Here is the beginning and end of a post by Stephen Gordon giving a graphical and intuitive explanation of tax incidence:

The economics of tax incidence: paying the tax is not the same as bearing the burden, by Stephen Gordon: ...The statutory incidence of a tax (who sends the cheque to the Receiver-General?) is usually very different from its economic incidence (who is out of pocket?).

The basic intuition is simple enough. We all understand that if the government chooses to impose a tax on gasoline retailers of $0.50 per litre, customers can expect to see a similar increase in gas prices. Even if the statutory incidence falls on the sellers, the economic incidence is borne by the consumers.

The question of who ultimately bears the burden of the tax is almost entirely separate from the question of statutory incidence. ... The key determinant turns out to be the relative elasticities of demand and supply for the the good that is being taxed. ...
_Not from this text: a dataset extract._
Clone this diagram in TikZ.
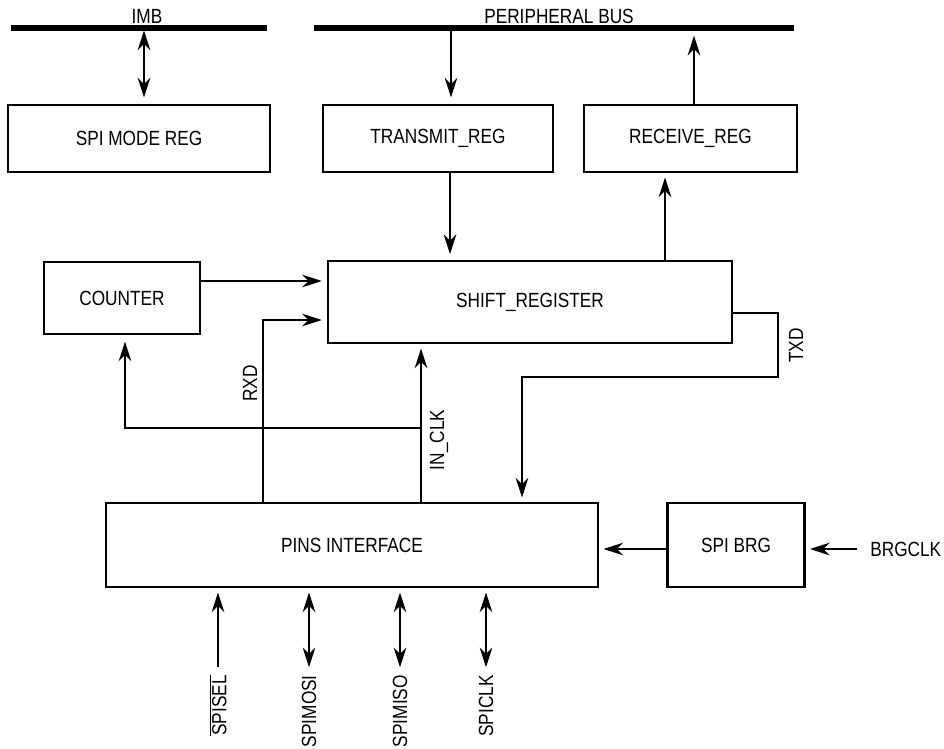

Here are two important cases where this distinction has important policy implications:

  1. Corporate taxes. I've gone through this point several times (most recently here) and I've compiled a reading list on the topic over here. If you assume that we are in a small open economy where capital flows freely, the supply of capital is relatively elastic. This corresponds to the first set of graphs, and so the result is that very little of the burden of corporate taxes falls on capitalists. Those who claim that owners of capital bear the entire burden are implicitly assuming - as did Harberger (1962) - that the supply of capital is perfectly inelastic. For large countries such as the US, the supply of capital is less than perfectly elastic, so the applicability of small open economy results can be problematic. But the empirical evidence for small open economies is pretty clear: the burden of corporate taxes falls mainly on workers.
  2. Payroll taxes. These include employer contributions to EI and C/QPP as well as Worker's Compensation premiums. But as a HRCD survey notes, long-run labour demand is more elastic than labour supply, so the ultimate effect of payroll taxes is to reduce wages: "labour's share of the payroll tax burden in the long run is in the range of 87 to 100 percent."
If you're concerned about distributional issues, then this is an important concept. It's a mistake to go from noting that the statutory incidence is on a certain group of people to concluding that these are also the same people who actually pay the tax. Unfortunately, it's also a common mistake.

    Posted by on Monday, August 2, 2010 at 12:15 AM in Economics | Permalink  Comments (31)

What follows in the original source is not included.